(Rows from a dataset of charts and code)
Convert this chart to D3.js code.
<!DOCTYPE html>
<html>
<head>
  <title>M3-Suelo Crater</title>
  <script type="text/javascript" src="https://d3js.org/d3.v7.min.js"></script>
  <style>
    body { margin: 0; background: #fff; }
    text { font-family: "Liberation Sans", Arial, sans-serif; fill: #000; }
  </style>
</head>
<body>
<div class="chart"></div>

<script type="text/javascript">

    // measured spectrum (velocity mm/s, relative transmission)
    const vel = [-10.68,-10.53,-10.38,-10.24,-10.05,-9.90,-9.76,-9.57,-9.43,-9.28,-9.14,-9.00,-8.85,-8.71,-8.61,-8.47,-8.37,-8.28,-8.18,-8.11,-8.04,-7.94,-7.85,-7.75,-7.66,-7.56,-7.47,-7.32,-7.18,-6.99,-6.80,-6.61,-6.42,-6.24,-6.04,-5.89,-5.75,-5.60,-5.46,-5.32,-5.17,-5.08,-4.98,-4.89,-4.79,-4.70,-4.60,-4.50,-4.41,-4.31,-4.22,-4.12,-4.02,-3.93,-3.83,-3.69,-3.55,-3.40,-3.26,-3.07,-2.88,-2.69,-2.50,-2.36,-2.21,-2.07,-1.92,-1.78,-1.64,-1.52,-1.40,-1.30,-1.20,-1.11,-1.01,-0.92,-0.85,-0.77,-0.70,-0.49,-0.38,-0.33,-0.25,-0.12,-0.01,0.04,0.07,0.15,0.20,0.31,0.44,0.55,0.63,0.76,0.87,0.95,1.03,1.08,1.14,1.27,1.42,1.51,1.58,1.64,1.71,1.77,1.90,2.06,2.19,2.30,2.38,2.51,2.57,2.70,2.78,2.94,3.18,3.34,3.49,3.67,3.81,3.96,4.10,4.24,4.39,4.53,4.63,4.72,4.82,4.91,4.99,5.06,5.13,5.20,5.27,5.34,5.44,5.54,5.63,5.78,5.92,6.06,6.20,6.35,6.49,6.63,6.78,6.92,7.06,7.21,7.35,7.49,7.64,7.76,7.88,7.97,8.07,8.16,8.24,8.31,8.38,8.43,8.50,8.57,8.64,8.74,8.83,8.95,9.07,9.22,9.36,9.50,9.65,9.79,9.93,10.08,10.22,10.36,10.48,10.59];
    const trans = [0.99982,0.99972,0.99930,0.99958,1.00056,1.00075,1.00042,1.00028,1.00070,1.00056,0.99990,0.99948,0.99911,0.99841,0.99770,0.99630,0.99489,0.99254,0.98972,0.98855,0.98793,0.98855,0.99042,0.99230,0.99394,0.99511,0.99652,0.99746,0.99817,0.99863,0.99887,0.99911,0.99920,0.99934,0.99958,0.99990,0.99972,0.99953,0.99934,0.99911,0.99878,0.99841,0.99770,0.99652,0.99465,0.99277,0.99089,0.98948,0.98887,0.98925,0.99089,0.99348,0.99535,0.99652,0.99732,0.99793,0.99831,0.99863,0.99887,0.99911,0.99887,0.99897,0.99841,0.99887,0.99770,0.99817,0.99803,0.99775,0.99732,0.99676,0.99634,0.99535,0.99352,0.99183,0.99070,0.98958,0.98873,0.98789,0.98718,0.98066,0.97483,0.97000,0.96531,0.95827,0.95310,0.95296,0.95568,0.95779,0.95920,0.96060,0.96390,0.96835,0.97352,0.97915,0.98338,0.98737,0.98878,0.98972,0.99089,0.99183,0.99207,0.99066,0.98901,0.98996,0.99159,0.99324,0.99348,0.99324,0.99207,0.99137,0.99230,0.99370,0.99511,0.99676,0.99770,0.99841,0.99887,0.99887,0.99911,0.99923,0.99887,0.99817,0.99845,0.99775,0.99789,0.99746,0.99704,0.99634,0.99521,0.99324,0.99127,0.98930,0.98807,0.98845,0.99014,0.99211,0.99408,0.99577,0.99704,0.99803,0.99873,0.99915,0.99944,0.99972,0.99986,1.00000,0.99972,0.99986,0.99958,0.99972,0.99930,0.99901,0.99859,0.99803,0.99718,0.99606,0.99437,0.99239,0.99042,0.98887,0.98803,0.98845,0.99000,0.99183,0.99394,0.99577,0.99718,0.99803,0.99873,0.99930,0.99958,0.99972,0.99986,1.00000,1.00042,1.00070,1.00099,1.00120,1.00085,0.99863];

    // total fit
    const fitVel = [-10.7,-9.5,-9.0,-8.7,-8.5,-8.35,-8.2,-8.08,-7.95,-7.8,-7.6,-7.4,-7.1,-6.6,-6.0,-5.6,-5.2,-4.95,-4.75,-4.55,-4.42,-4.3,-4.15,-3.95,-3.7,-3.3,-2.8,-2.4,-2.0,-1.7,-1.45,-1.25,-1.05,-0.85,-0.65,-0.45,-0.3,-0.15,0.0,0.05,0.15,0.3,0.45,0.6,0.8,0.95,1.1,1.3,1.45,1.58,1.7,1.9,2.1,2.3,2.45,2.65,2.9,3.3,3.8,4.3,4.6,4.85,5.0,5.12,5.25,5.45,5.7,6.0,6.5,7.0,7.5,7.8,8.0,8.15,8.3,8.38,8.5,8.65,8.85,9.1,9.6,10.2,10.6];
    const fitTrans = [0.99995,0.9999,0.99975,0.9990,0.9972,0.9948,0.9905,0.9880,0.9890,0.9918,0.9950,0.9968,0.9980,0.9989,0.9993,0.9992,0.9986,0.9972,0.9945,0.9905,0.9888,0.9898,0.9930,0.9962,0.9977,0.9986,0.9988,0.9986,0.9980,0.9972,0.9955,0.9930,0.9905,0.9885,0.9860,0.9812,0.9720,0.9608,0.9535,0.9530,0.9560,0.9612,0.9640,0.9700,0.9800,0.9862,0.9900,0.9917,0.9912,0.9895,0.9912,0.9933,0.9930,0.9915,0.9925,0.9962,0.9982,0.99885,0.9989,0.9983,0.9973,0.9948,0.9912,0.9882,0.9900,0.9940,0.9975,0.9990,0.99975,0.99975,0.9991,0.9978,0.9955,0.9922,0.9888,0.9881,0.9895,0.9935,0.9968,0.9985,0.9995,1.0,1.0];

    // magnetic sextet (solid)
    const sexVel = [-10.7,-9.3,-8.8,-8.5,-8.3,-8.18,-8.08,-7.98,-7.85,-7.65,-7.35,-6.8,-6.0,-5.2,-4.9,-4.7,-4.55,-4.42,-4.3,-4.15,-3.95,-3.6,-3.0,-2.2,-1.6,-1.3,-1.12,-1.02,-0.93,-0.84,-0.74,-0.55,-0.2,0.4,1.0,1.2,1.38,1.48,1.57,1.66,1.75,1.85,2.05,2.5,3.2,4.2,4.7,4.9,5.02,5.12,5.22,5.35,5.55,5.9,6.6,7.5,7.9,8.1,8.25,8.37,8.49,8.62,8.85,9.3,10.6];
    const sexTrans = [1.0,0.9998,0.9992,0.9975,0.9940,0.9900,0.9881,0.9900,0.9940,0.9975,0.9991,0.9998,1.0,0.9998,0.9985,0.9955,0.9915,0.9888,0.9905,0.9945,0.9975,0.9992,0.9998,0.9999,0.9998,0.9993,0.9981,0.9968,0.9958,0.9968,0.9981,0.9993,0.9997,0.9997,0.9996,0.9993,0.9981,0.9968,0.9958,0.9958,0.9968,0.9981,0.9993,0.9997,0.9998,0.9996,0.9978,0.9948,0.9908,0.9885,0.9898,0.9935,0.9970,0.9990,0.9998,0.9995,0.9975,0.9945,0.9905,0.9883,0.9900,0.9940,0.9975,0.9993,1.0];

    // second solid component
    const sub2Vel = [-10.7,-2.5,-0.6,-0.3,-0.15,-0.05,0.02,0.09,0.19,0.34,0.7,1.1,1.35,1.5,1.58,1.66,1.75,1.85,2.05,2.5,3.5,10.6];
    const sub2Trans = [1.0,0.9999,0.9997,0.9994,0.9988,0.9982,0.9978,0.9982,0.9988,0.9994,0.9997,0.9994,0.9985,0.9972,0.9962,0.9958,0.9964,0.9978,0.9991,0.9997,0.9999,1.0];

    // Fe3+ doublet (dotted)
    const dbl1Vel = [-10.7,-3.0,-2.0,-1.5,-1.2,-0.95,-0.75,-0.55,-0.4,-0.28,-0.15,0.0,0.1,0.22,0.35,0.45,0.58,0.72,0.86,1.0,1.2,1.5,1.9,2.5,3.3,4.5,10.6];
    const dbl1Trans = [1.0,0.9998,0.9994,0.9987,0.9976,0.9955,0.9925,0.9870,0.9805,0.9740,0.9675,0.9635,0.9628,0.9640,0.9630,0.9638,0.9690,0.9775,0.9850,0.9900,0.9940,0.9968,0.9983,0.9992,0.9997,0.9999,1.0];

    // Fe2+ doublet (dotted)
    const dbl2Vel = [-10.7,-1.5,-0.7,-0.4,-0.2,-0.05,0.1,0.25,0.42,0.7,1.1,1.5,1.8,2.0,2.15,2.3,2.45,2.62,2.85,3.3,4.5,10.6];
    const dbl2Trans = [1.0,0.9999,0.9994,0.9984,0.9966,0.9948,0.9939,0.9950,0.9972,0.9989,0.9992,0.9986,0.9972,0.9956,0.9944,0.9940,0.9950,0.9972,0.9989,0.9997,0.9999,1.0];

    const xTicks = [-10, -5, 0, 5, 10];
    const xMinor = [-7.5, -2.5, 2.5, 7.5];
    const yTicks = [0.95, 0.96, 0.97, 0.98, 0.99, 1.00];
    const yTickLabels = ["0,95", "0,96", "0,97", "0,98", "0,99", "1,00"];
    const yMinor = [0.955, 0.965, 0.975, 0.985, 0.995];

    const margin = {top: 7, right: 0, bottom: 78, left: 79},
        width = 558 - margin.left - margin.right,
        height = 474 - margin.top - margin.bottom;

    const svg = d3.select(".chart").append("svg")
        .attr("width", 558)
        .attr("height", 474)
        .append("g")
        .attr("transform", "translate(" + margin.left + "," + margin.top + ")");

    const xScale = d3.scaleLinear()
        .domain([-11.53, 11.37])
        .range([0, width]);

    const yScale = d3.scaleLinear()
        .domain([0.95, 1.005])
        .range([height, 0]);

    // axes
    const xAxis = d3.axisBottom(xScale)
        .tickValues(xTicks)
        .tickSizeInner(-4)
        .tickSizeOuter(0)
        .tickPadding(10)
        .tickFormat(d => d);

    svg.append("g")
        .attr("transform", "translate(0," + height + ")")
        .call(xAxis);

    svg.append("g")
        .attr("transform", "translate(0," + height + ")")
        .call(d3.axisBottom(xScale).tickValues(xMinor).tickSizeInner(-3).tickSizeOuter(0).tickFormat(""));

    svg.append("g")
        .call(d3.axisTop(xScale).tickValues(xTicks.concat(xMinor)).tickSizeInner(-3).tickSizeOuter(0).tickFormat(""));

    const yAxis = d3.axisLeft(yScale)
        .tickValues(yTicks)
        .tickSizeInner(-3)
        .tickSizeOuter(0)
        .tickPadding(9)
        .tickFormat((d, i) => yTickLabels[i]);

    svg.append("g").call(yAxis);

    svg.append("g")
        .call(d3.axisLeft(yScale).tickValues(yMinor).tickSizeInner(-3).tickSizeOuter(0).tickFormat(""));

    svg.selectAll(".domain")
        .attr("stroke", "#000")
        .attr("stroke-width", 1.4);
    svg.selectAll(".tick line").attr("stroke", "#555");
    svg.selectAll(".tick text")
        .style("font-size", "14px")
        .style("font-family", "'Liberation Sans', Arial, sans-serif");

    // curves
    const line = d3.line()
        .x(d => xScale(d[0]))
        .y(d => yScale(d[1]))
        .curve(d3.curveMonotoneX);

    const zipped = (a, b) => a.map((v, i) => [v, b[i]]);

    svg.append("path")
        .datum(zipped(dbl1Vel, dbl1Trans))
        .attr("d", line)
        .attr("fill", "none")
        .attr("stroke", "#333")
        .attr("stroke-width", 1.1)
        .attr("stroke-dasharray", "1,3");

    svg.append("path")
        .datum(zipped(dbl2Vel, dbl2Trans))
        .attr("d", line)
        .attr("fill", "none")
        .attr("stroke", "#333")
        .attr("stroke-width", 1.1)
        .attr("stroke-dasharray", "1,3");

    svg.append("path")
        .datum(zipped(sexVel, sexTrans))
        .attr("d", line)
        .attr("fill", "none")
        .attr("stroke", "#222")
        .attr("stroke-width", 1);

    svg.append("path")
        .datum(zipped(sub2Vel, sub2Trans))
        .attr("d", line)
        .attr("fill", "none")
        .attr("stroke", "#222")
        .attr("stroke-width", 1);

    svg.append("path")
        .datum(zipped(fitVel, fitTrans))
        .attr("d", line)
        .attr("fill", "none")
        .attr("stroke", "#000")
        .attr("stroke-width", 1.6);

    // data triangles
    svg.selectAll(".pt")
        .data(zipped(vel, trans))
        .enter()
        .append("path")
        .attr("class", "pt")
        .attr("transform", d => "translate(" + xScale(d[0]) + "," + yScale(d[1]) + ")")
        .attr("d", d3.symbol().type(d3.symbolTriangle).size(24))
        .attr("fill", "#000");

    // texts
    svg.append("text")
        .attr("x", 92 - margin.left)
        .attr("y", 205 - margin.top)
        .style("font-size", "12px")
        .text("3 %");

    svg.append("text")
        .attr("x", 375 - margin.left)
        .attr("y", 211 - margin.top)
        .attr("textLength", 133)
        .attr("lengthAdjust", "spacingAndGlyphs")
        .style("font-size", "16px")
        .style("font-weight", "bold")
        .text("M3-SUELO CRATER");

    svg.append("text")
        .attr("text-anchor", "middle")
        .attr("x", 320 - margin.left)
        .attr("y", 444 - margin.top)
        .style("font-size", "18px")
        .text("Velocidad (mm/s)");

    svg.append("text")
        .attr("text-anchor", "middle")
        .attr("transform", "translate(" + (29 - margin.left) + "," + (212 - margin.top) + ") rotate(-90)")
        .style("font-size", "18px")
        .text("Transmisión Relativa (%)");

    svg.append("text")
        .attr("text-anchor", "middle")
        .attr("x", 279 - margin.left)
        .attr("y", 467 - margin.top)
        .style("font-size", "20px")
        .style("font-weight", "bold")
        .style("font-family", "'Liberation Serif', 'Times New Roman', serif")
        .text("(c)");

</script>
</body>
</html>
...
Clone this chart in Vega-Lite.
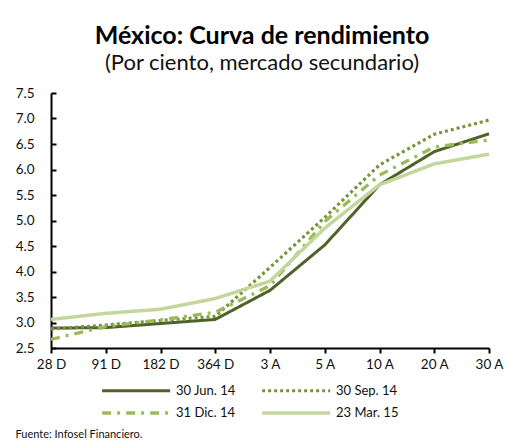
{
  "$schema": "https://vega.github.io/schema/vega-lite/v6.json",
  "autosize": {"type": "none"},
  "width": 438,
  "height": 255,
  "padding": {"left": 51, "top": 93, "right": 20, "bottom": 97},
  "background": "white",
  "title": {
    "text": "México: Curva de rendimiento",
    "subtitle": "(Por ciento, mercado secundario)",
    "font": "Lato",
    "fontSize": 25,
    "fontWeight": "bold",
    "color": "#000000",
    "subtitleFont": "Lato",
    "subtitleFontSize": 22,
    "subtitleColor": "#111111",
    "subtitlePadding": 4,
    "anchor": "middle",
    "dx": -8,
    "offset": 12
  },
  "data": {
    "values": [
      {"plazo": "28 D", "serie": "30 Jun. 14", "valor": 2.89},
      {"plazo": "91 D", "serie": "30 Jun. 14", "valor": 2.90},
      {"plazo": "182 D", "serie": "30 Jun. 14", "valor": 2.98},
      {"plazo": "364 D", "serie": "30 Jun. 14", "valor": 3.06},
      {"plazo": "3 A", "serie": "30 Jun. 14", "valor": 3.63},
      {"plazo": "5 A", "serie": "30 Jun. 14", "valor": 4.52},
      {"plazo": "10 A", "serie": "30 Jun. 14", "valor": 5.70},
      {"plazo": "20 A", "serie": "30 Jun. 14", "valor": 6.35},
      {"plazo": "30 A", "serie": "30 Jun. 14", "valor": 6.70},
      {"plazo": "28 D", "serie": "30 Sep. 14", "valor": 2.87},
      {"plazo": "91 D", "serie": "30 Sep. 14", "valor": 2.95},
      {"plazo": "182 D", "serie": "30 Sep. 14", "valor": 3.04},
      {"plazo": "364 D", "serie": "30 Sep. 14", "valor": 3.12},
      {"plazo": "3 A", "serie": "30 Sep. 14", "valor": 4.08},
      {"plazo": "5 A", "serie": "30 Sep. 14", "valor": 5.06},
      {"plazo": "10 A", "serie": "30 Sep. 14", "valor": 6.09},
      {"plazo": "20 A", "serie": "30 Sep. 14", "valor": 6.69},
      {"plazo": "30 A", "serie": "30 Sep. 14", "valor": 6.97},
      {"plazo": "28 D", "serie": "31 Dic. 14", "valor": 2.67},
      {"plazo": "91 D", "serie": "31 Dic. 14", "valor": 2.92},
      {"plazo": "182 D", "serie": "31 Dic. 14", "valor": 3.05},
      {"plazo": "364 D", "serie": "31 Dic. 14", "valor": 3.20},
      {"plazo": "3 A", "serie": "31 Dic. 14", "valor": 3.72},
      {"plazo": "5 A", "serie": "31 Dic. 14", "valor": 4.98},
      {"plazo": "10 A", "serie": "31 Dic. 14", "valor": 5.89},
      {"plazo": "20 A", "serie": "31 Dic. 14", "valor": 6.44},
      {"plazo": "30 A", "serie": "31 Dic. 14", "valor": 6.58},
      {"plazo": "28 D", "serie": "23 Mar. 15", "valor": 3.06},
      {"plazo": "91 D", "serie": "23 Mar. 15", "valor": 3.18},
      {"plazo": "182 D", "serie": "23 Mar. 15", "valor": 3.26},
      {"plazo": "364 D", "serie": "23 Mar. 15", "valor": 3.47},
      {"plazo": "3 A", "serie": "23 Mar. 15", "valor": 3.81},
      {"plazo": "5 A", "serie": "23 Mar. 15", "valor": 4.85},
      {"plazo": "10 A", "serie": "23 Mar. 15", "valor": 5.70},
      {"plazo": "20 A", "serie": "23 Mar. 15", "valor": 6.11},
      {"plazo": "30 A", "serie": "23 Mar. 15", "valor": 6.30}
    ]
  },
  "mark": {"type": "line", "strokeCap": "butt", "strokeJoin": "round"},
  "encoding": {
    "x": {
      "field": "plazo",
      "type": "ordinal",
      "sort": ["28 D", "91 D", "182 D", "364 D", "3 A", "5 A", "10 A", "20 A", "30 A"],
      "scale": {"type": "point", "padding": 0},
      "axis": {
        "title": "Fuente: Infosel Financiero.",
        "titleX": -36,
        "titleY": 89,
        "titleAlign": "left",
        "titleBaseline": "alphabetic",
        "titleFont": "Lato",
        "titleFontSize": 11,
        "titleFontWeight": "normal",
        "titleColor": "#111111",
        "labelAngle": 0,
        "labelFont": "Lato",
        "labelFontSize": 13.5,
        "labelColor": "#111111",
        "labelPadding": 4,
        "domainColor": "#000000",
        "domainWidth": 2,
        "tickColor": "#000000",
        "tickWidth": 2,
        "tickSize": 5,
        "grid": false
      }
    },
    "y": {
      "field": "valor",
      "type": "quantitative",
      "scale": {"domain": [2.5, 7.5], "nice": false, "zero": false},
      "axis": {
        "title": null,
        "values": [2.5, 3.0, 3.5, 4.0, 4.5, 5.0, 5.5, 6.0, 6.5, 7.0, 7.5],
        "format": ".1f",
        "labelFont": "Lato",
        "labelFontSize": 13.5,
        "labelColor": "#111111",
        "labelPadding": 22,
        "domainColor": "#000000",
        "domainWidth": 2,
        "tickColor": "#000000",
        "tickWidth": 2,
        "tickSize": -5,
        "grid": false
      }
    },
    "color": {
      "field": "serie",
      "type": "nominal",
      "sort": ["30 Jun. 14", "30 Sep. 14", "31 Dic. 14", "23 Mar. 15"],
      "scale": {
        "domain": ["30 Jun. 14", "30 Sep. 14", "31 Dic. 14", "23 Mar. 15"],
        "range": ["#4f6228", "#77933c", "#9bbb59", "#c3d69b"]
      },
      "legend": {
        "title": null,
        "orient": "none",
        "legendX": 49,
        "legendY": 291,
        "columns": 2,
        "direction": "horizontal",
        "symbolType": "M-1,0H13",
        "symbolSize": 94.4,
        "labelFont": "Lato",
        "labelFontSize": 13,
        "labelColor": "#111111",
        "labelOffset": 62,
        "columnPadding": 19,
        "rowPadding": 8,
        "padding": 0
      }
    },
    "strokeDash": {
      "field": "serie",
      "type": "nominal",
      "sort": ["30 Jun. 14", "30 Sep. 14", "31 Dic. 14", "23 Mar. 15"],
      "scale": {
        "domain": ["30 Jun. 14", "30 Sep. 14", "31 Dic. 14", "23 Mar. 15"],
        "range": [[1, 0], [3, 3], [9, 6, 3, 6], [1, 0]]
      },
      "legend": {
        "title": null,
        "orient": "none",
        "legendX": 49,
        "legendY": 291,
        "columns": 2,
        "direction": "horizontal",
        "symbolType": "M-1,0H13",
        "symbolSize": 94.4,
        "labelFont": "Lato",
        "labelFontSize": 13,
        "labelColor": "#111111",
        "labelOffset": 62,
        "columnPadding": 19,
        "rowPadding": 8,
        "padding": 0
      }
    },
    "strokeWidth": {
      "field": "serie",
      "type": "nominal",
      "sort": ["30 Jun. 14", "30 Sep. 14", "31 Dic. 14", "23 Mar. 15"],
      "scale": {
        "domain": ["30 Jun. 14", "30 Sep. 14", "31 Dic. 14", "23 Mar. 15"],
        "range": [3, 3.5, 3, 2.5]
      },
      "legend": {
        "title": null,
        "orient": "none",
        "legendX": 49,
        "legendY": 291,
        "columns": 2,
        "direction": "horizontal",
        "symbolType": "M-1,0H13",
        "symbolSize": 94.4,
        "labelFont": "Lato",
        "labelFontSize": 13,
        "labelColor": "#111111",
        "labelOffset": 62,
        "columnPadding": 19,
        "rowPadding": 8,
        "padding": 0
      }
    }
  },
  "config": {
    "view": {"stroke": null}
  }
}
---
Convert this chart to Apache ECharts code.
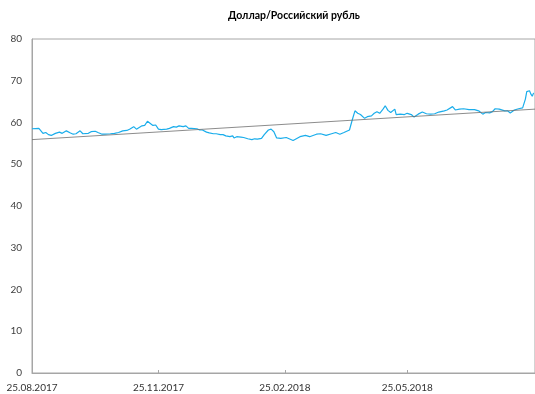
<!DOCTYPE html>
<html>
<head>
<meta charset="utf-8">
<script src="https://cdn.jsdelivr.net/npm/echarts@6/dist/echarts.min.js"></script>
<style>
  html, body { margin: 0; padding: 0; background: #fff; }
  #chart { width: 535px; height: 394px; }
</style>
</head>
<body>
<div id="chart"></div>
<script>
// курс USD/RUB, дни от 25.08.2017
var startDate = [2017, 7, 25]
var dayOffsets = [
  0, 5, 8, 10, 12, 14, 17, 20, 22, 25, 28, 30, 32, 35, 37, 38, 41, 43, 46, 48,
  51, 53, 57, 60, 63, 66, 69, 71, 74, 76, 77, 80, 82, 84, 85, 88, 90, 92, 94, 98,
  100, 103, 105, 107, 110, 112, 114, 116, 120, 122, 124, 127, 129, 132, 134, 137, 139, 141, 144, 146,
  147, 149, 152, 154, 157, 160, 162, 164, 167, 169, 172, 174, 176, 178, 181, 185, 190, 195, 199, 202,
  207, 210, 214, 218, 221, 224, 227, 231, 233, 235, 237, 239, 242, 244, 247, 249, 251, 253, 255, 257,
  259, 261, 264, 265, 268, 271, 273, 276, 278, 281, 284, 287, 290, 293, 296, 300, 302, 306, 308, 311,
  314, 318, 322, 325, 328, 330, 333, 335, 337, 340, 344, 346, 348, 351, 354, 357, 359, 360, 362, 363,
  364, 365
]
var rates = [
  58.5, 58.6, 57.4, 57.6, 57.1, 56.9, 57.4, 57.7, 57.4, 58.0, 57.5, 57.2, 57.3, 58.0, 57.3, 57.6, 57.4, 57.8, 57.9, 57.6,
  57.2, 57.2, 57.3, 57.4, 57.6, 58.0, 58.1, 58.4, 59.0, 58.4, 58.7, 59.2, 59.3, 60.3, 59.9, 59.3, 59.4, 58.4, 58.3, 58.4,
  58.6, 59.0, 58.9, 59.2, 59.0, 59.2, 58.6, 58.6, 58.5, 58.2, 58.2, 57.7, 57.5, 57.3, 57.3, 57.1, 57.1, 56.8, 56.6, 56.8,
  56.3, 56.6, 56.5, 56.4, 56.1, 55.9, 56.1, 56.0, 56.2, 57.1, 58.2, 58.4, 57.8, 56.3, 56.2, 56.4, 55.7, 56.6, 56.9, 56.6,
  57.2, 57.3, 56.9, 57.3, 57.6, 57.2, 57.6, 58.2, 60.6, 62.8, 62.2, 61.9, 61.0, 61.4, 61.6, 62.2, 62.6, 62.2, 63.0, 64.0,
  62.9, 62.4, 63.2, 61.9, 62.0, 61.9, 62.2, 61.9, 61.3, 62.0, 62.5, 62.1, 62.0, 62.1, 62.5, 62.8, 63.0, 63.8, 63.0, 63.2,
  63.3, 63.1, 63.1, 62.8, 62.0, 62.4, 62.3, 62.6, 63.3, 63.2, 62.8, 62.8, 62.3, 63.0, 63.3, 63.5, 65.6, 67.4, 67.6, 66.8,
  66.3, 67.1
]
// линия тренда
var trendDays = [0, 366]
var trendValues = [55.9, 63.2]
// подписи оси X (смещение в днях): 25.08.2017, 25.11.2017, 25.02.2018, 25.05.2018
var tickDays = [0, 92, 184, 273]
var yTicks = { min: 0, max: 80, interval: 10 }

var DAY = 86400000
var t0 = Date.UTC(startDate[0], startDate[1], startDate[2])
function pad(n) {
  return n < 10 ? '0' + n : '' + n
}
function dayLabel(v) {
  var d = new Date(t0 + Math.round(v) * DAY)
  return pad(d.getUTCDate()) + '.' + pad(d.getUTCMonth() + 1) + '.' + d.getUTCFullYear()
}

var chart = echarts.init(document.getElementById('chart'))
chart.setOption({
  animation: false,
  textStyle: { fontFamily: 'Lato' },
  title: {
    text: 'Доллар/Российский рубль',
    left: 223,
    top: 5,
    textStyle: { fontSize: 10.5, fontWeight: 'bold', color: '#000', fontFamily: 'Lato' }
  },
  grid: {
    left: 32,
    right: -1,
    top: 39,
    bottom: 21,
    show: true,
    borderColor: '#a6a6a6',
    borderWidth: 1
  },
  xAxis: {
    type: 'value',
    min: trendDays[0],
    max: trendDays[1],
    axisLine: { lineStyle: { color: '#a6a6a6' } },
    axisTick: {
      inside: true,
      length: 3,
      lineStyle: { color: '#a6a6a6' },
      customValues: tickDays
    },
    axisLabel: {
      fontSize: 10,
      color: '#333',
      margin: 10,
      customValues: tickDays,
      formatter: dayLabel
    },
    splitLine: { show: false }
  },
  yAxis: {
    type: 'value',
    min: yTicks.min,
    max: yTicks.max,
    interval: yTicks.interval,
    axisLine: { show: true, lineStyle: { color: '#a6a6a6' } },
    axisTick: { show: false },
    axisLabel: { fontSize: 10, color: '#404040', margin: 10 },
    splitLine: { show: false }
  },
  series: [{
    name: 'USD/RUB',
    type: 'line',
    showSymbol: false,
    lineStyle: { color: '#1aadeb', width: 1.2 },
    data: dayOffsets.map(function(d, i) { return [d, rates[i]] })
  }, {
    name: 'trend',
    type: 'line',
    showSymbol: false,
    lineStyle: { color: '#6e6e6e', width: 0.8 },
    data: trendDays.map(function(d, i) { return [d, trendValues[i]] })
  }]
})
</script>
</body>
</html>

§ **What is asked**
Select the lines from the entries that include the word "Convert".

§ **Complete answer**
Convert this chart to D3.js code.
Convert this chart to Apache ECharts code.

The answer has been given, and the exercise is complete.